:: Exercise objective ::
Reproduce the listing below exactly, beginning with its first line and ending with the line that holds "const vgTicks = [-200, -100, 0, 100, 200];"; pictures are not part of the copy.

:: Information provided ::
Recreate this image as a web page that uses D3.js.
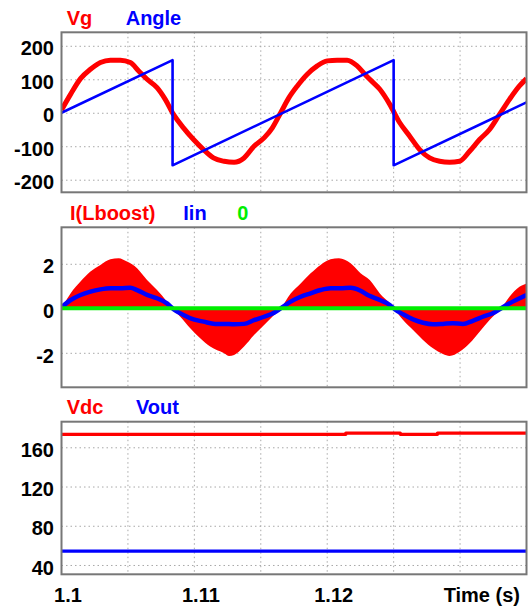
<!DOCTYPE html>
<html>
<head>
<meta charset="utf-8">
<script src="https://cdn.jsdelivr.net/npm/d3@7"></script>
<style>
  html, body { margin: 0; padding: 0; background: #fff; }
  svg { display: block; }
  text { font-family: "Liberation Sans", Arial, sans-serif; font-weight: bold; font-size: 20px; }
</style>
</head>
<body>
<svg id="chart" width="528" height="606"></svg>
<script>
// ---- shared time axis (seconds) ----
const timeDomain = [1.1, 1.135];
const timeTicks = [1.1, 1.11, 1.12];
const timeGrid = [1.105, 1.11, 1.115, 1.12, 1.125, 1.13];
const timeTitle = "Time (s)";

// ---- panel 1: grid voltage and PLL angle ----
const vgTime = [1.1, 1.10068, 1.10143, 1.10218, 1.10293, 1.10368, 1.10443, 1.10518, 1.10581, 1.10644,
  1.10719, 1.10781, 1.10843, 1.10918, 1.10994, 1.11069, 1.11144, 1.11224, 1.11299, 1.11374,
  1.11449, 1.11525, 1.11587, 1.1165, 1.11712, 1.11775, 1.1185, 1.11925, 1.12, 1.12075,
  1.1215, 1.12225, 1.1229, 1.1232, 1.12396, 1.12471, 1.12546, 1.12621, 1.12696, 1.12771,
  1.12846, 1.12921, 1.12996, 1.13072, 1.13147, 1.13222, 1.13297, 1.13372, 1.13447, 1.135];
const vgValue = [8, 55, 102, 130, 150, 157, 157, 150, 125, 100,
  75, 40, -5, -45, -80, -110, -135, -145, -148, -135,
  -100, -75, -45, 0, 45, 80, 115, 140, 155, 157,
  157, 140, 112, 100, 70, 25, -30, -70, -110, -135,
  -145, -148, -145, -115, -80, -50, -5, 40, 80, 102];
const angleTime = [1.1, 1.10836, 1.10836, 1.125, 1.125, 1.135];
const angleValue = [0, 157, -157, 157, -157, 31];
const vgTicks = [-200, -100, 0, 100, 200];

// ---- panel 2: boost inductor current, input current, zero reference ----
const iLTime = [1.1, 1.10068, 1.10143, 1.10218, 1.10293, 1.10368, 1.1043, 1.10493, 1.10569, 1.10644,
  1.10719, 1.10794, 1.10831, 1.10894, 1.10969, 1.11044, 1.11119, 1.11224, 1.11262, 1.11299,
  1.11374, 1.11449, 1.11525, 1.116, 1.1165, 1.11725, 1.118, 1.11875, 1.1195, 1.12025,
  1.12088, 1.12176, 1.12251, 1.1232, 1.12396, 1.12471, 1.12501, 1.12571, 1.12646, 1.12721,
  1.12796, 1.12871, 1.12921, 1.12996, 1.13072, 1.13147, 1.13222, 1.1331, 1.13372, 1.13447, 1.135];
const iLPeak = [0, 0.67, 1.2, 1.65, 1.95, 2.2, 2.25, 2.1, 1.8, 1.27,
  0.82, 0.3, 0, -0.38, -0.9, -1.35, -1.72, -2.02, -2.14, -2.1,
  -1.72, -1.2, -0.75, -0.3, 0, 0.67, 1.12, 1.57, 1.95, 2.2,
  2.25, 2.02, 1.57, 1.27, 0.67, 0.22, 0, -0.53, -0.98, -1.42,
  -1.8, -2.05, -2.14, -1.95, -1.57, -1.05, -0.53, 0, 0.52, 0.97, 1.12];
const iinTime = [1.1, 1.10068, 1.10143, 1.10218, 1.10293, 1.10368, 1.10443, 1.10518, 1.10569, 1.10644,
  1.10719, 1.10794, 1.10843, 1.10918, 1.10994, 1.11069, 1.11157, 1.11224, 1.11299, 1.11374,
  1.11449, 1.11525, 1.116, 1.1165, 1.11725, 1.118, 1.11875, 1.1195, 1.12025, 1.121,
  1.12176, 1.12251, 1.12313, 1.12396, 1.12471, 1.12508, 1.12571, 1.12646, 1.12721, 1.12796,
  1.12871, 1.12946, 1.13021, 1.13096, 1.13171, 1.13247, 1.13322, 1.13397, 1.13472, 1.135];
const iinValue = [0.05, 0.37, 0.6, 0.75, 0.85, 0.9, 0.9, 0.92, 0.82, 0.6,
  0.45, 0.22, -0.04, -0.3, -0.5, -0.6, -0.7, -0.7, -0.72, -0.7,
  -0.53, -0.38, -0.2, 0, 0.3, 0.52, 0.67, 0.82, 0.9, 0.9,
  0.92, 0.79, 0.57, 0.37, 0.15, -0.04, -0.27, -0.5, -0.65, -0.72,
  -0.7, -0.67, -0.7, -0.56, -0.38, -0.22, 0.05, 0.3, 0.52, 0.6];
const zeroTime = [1.1, 1.135];
const zeroValue = [0, 0];
const iTicks = [-2, 0, 2];

// ---- panel 3: DC bus and output voltage ----
const vdcTime = [1.1, 1.1214, 1.1255, 1.1283, 1.135];
const vdcValue = [173.2, 174.5, 173.2, 174.5, 174.5];
const voutTime = [1.1, 1.135];
const voutValue = [54.2, 54.2];
const dcTicks = [40, 80, 120, 160];

const RED = "#ff0000", BLUE = "#0000ff", GREEN = "#00ee00";

// ---- layout ----
const svg = d3.select("#chart");
const left = 61.5, right = 526.5;
const x = d3.scaleLinear().domain(timeDomain).range([left, right]);

const panels = [
  { top: 32.3, bottom: 192.3, yDomain: [-237.6, 240.3], ticks: vgTicks,
    legend: [{ text: "Vg", color: RED, x: 66.7 }, { text: "Angle", color: BLUE, x: 125.7 }] },
  { top: 227.3, bottom: 387.3, yDomain: [-3.55, 3.64], ticks: iTicks,
    legend: [{ text: "I(Lboost)", color: RED, x: 70 }, { text: "Iin", color: BLUE, x: 183.3 }, { text: "0", color: GREEN, x: 237.3 }] },
  { top: 421.7, bottom: 574.3, yDomain: [30.5, 186.1], ticks: dcTicks,
    legend: [{ text: "Vdc", color: RED, x: 66.7 }, { text: "Vout", color: BLUE, x: 136 }] }
];

panels.forEach((p, i) => {
  p.y = d3.scaleLinear().domain(p.yDomain).range([p.bottom, p.top]);
  const g = svg.append("g");
  p.g = g;

  // clip region for traces
  svg.append("clipPath").attr("id", "clip" + i)
    .append("rect").attr("x", left).attr("y", p.top)
    .attr("width", right - left).attr("height", p.bottom - p.top);

  // horizontal grid + tick labels via the axis generator (plain hyphen minus)
  const yAxis = d3.axisLeft(p.y).tickValues(p.ticks)
    .tickSize(-(right - left)).tickPadding(7.5).tickFormat(d => String(d));
  const ag = g.append("g").attr("transform", `translate(${left},0)`).call(yAxis);
  ag.select(".domain").remove();
  ag.selectAll(".tick line")
    .attr("stroke", "#a8a8a8").attr("stroke-width", 1).attr("stroke-dasharray", "1.5 3");
  ag.selectAll(".tick text")
    .attr("fill", "#000").attr("dy", "0.46em")
    .style("font-family", '"Liberation Sans", Arial, sans-serif')
    .style("font-weight", "bold").style("font-size", "20px");

  // vertical grid
  g.append("g").selectAll("line").data(timeGrid).join("line")
    .attr("x1", d => x(d)).attr("x2", d => x(d))
    .attr("y1", p.top).attr("y2", p.bottom)
    .attr("stroke", "#a8a8a8").attr("stroke-width", 1).attr("stroke-dasharray", "1.5 3");

  // legend
  g.append("g").selectAll("text").data(p.legend).join("text")
    .attr("x", d => d.x).attr("y", p.top - 7.3)
    .attr("fill", d => d.color).text(d => d.text);

  p.plot = svg.append("g").attr("clip-path", `url(#clip${i})`);
});

const zip = (ts, vs) => ts.map((t, k) => [t, vs[k]]);
function trace(p, ts, vs, color, width, curve) {
  const line = d3.line().x(d => x(d[0])).y(d => p.y(d[1])).curve(curve || d3.curveLinear);
  p.plot.append("path").datum(zip(ts, vs))
    .attr("d", line).attr("fill", "none")
    .attr("stroke", color).attr("stroke-width", width)
    .attr("stroke-linejoin", "round").attr("stroke-linecap", "butt");
}

// panel 1
const P1 = panels[0];
trace(P1, vgTime, vgValue, RED, 5, d3.curveMonotoneX);
trace(P1, angleTime, angleValue, BLUE, 2.6);

// panel 2: switching current envelope as a filled band from zero
const P2 = panels[1];
const area = d3.area().x(d => x(d[0])).y0(P2.y(0)).y1(d => P2.y(d[1])).curve(d3.curveMonotoneX);
P2.plot.append("path").datum(zip(iLTime, iLPeak)).attr("d", area).attr("fill", RED);
trace(P2, iinTime, iinValue, BLUE, 4.5, d3.curveMonotoneX);
trace(P2, zeroTime, zeroValue, GREEN, 4);

// panel 3
const P3 = panels[2];
trace(P3, vdcTime, vdcValue, RED, 3.3, d3.curveStepAfter);
trace(P3, voutTime, voutValue, BLUE, 3.3);

// frames on top
panels.forEach(p => {
  svg.append("rect").attr("x", left).attr("y", p.top)
    .attr("width", right - left).attr("height", p.bottom - p.top)
    .attr("fill", "none").attr("stroke", "#777").attr("stroke-width", 2);
});

// time axis labels under the last panel
const xAxis = d3.axisBottom(x).tickValues(timeTicks).tickSize(0).tickPadding(13.2)
  .tickFormat(d => String(d));
const xg = svg.append("g").attr("transform", `translate(0,${P3.bottom})`).call(xAxis);
xg.select(".domain").remove();
xg.selectAll(".tick text").attr("fill", "#000").attr("dx", 6)
  .style("font-family", '"Liberation Sans", Arial, sans-serif')
  .style("font-weight", "bold").style("font-size", "20px");

svg.append("text").attr("x", 520).attr("y", 601.7)
  .attr("text-anchor", "end").attr("fill", "#000").text(timeTitle);
</script>
</body>
</html>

:: Exercise result ::
Recreate this image as a web page that uses D3.js.
<!DOCTYPE html>
<html>
<head>
<meta charset="utf-8">
<script src="https://cdn.jsdelivr.net/npm/d3@7"></script>
<style>
  html, body { margin: 0; padding: 0; background: #fff; }
  svg { display: block; }
  text { font-family: "Liberation Sans", Arial, sans-serif; font-weight: bold; font-size: 20px; }
</style>
</head>
<body>
<svg id="chart" width="528" height="606"></svg>
<script>
// ---- shared time axis (seconds) ----
const timeDomain = [1.1, 1.135];
const timeTicks = [1.1, 1.11, 1.12];
const timeGrid = [1.105, 1.11, 1.115, 1.12, 1.125, 1.13];
const timeTitle = "Time (s)";

// ---- panel 1: grid voltage and PLL angle ----
const vgTime = [1.1, 1.10068, 1.10143, 1.10218, 1.10293, 1.10368, 1.10443, 1.10518, 1.10581, 1.10644,
  1.10719, 1.10781, 1.10843, 1.10918, 1.10994, 1.11069, 1.11144, 1.11224, 1.11299, 1.11374,
  1.11449, 1.11525, 1.11587, 1.1165, 1.11712, 1.11775, 1.1185, 1.11925, 1.12, 1.12075,
  1.1215, 1.12225, 1.1229, 1.1232, 1.12396, 1.12471, 1.12546, 1.12621, 1.12696, 1.12771,
  1.12846, 1.12921, 1.12996, 1.13072, 1.13147, 1.13222, 1.13297, 1.13372, 1.13447, 1.135];
const vgValue = [8, 55, 102, 130, 150, 157, 157, 150, 125, 100,
  75, 40, -5, -45, -80, -110, -135, -145, -148, -135,
  -100, -75, -45, 0, 45, 80, 115, 140, 155, 157,
  157, 140, 112, 100, 70, 25, -30, -70, -110, -135,
  -145, -148, -145, -115, -80, -50, -5, 40, 80, 102];
const angleTime = [1.1, 1.10836, 1.10836, 1.125, 1.125, 1.135];
const angleValue = [0, 157, -157, 157, -157, 31];
const vgTicks = [-200, -100, 0, 100, 200];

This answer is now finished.